* Directions
Please transcribe the data below exactly. Leave the pictures out.
◆ ◆ ◆
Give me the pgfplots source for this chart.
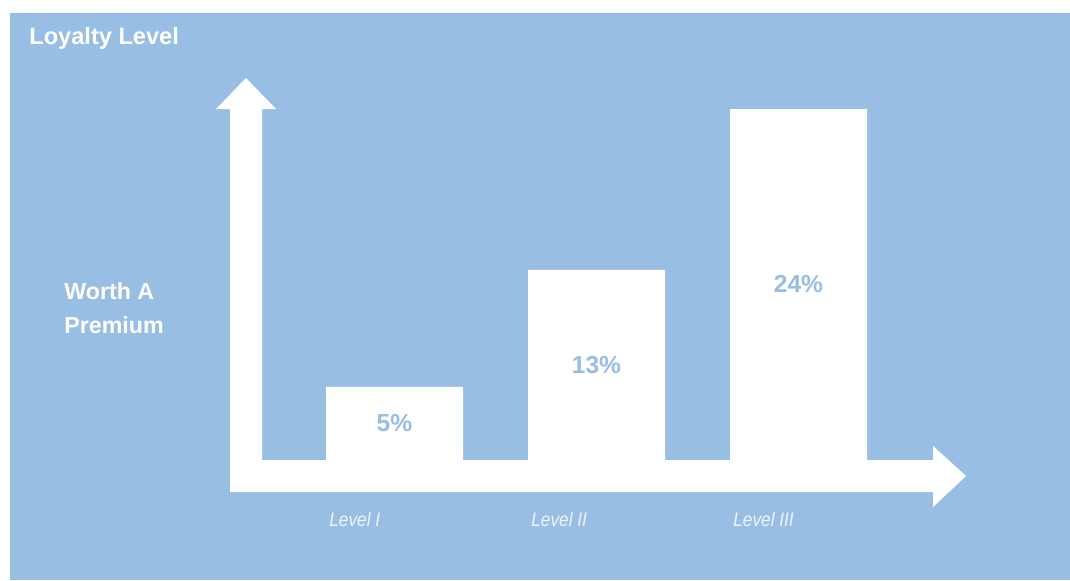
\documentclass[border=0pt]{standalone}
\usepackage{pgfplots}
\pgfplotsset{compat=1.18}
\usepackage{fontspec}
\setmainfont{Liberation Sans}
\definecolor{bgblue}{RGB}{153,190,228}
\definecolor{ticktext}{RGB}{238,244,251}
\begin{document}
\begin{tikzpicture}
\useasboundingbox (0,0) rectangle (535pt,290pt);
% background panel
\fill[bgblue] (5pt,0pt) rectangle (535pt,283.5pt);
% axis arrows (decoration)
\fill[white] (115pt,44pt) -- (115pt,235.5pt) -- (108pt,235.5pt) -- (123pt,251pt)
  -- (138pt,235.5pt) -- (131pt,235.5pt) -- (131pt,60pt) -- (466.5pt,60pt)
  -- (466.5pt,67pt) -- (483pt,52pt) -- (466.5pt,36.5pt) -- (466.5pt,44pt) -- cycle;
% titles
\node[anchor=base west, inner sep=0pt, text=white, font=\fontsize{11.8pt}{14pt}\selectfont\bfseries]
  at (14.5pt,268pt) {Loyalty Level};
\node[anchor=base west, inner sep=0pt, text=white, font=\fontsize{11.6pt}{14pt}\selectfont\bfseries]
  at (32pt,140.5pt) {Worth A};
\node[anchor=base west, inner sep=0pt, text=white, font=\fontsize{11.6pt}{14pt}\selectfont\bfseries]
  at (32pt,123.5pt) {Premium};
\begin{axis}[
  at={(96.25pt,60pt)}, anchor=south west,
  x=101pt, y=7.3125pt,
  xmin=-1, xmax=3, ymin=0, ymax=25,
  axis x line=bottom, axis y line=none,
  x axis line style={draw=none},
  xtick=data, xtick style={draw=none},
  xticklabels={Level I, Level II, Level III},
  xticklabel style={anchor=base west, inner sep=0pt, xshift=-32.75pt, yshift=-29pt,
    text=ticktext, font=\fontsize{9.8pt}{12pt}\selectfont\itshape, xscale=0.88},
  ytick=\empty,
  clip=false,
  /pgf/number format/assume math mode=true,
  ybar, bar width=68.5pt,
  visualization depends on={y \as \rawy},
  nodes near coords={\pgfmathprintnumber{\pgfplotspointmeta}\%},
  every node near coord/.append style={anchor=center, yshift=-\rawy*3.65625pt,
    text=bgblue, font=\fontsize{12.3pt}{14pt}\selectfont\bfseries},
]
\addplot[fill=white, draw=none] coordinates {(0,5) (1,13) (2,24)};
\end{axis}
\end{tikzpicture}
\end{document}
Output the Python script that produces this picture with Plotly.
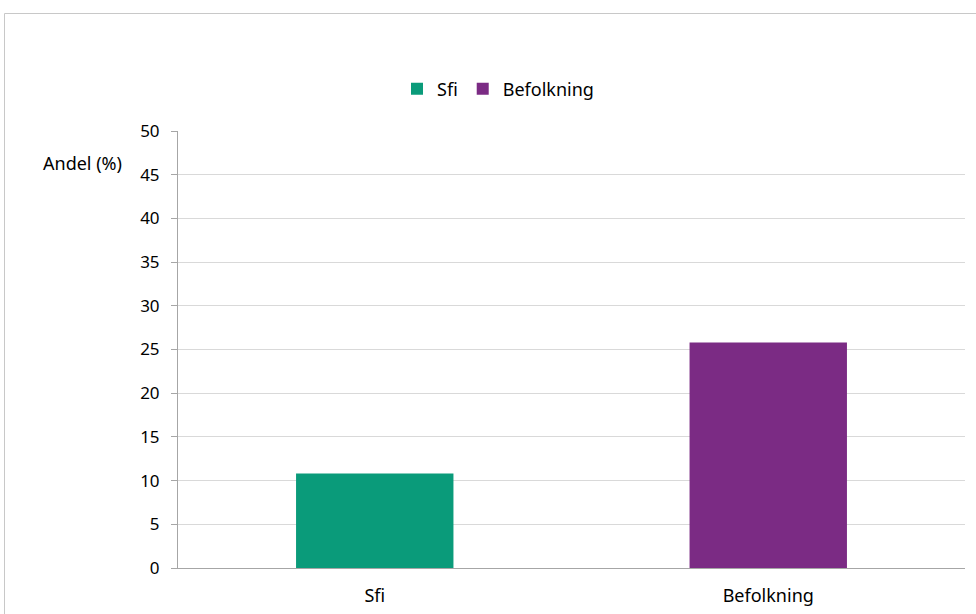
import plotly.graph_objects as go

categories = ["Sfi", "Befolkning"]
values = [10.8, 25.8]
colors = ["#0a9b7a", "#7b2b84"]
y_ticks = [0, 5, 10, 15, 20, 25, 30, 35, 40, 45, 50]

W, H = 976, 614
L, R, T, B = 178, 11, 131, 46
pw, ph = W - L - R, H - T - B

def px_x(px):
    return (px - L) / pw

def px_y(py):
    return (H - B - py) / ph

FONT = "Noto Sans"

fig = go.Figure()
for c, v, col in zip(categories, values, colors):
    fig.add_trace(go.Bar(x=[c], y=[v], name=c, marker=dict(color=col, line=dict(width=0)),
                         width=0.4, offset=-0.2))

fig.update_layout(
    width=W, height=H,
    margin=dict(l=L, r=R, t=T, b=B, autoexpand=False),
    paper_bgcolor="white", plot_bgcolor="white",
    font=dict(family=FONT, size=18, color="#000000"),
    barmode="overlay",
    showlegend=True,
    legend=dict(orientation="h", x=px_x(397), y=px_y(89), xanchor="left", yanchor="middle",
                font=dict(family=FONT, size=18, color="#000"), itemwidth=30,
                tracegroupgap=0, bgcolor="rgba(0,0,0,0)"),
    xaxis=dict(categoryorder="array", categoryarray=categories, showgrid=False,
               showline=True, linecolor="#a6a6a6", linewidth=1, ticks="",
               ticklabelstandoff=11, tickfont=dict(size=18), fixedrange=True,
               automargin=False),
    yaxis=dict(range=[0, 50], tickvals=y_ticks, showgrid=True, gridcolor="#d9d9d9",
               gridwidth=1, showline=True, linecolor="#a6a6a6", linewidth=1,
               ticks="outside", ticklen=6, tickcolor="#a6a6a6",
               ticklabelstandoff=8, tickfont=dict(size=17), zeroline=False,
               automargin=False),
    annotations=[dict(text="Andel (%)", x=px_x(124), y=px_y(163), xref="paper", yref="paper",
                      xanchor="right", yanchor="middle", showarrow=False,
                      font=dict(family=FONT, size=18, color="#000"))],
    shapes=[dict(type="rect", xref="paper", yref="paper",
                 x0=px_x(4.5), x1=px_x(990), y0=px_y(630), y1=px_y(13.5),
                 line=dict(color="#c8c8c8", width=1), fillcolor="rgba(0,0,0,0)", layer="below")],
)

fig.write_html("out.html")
◆ ◆ ◆
* The completed task
Give me the pgfplots source for this chart.
\documentclass[border=0pt]{standalone}
\usepackage{pgfplots}
\pgfplotsset{compat=1.18}
\usepackage{fontspec}
\setmainfont{Liberation Sans}
\definecolor{bgblue}{RGB}{153,190,228}
\definecolor{ticktext}{RGB}{238,244,251}
\begin{document}
\begin{tikzpicture}
\useasboundingbox (0,0) rectangle (535pt,290pt);
% background panel
\fill[bgblue] (5pt,0pt) rectangle (535pt,283.5pt);
% axis arrows (decoration)
\fill[white] (115pt,44pt) -- (115pt,235.5pt) -- (108pt,235.5pt) -- (123pt,251pt)
  -- (138pt,235.5pt) -- (131pt,235.5pt) -- (131pt,60pt) -- (466.5pt,60pt)
  -- (466.5pt,67pt) -- (483pt,52pt) -- (466.5pt,36.5pt) -- (466.5pt,44pt) -- cycle;
% titles
\node[anchor=base west, inner sep=0pt, text=white, font=\fontsize{11.8pt}{14pt}\selectfont\bfseries]
  at (14.5pt,268pt) {Loyalty Level};
\node[anchor=base west, inner sep=0pt, text=white, font=\fontsize{11.6pt}{14pt}\selectfont\bfseries]
  at (32pt,140.5pt) {Worth A};
\node[anchor=base west, inner sep=0pt, text=white, font=\fontsize{11.6pt}{14pt}\selectfont\bfseries]
  at (32pt,123.5pt) {Premium};
\begin{axis}[
  at={(96.25pt,60pt)}, anchor=south west,
  x=101pt, y=7.3125pt,
  xmin=-1, xmax=3, ymin=0, ymax=25,
  axis x line=bottom, axis y line=none,
  x axis line style={draw=none},
  xtick=data, xtick style={draw=none},
  xticklabels={Level I, Level II, Level III},
  xticklabel style={anchor=base west, inner sep=0pt, xshift=-32.75pt, yshift=-29pt,
    text=ticktext, font=\fontsize{9.8pt}{12pt}\selectfont\itshape, xscale=0.88},
  ytick=\empty,
  clip=false,
  /pgf/number format/assume math mode=true,
  ybar, bar width=68.5pt,
  visualization depends on={y \as \rawy},
  nodes near coords={\pgfmathprintnumber{\pgfplotspointmeta}\%},
  every node near coord/.append style={anchor=center, yshift=-\rawy*3.65625pt,
    text=bgblue, font=\fontsize{12.3pt}{14pt}\selectfont\bfseries},
]
\addplot[fill=white, draw=none] coordinates {(0,5) (1,13) (2,24)};
\end{axis}
\end{tikzpicture}
\end{document}
Output the Python script that produces this picture with Plotly.
import plotly.graph_objects as go

categories = ["Sfi", "Befolkning"]
values = [10.8, 25.8]
colors = ["#0a9b7a", "#7b2b84"]
y_ticks = [0, 5, 10, 15, 20, 25, 30, 35, 40, 45, 50]

W, H = 976, 614
L, R, T, B = 178, 11, 131, 46
pw, ph = W - L - R, H - T - B

def px_x(px):
    return (px - L) / pw

def px_y(py):
    return (H - B - py) / ph

FONT = "Noto Sans"

fig = go.Figure()
for c, v, col in zip(categories, values, colors):
    fig.add_trace(go.Bar(x=[c], y=[v], name=c, marker=dict(color=col, line=dict(width=0)),
                         width=0.4, offset=-0.2))

fig.update_layout(
    width=W, height=H,
    margin=dict(l=L, r=R, t=T, b=B, autoexpand=False),
    paper_bgcolor="white", plot_bgcolor="white",
    font=dict(family=FONT, size=18, color="#000000"),
    barmode="overlay",
    showlegend=True,
    legend=dict(orientation="h", x=px_x(397), y=px_y(89), xanchor="left", yanchor="middle",
                font=dict(family=FONT, size=18, color="#000"), itemwidth=30,
                tracegroupgap=0, bgcolor="rgba(0,0,0,0)"),
    xaxis=dict(categoryorder="array", categoryarray=categories, showgrid=False,
               showline=True, linecolor="#a6a6a6", linewidth=1, ticks="",
               ticklabelstandoff=11, tickfont=dict(size=18), fixedrange=True,
               automargin=False),
    yaxis=dict(range=[0, 50], tickvals=y_ticks, showgrid=True, gridcolor="#d9d9d9",
               gridwidth=1, showline=True, linecolor="#a6a6a6", linewidth=1,
               ticks="outside", ticklen=6, tickcolor="#a6a6a6",
               ticklabelstandoff=8, tickfont=dict(size=17), zeroline=False,
               automargin=False),
    annotations=[dict(text="Andel (%)", x=px_x(124), y=px_y(163), xref="paper", yref="paper",
                      xanchor="right", yanchor="middle", showarrow=False,
                      font=dict(family=FONT, size=18, color="#000"))],
    shapes=[dict(type="rect", xref="paper", yref="paper",
                 x0=px_x(4.5), x1=px_x(990), y0=px_y(630), y1=px_y(13.5),
                 line=dict(color="#c8c8c8", width=1), fillcolor="rgba(0,0,0,0)", layer="below")],
)

fig.write_html("out.html")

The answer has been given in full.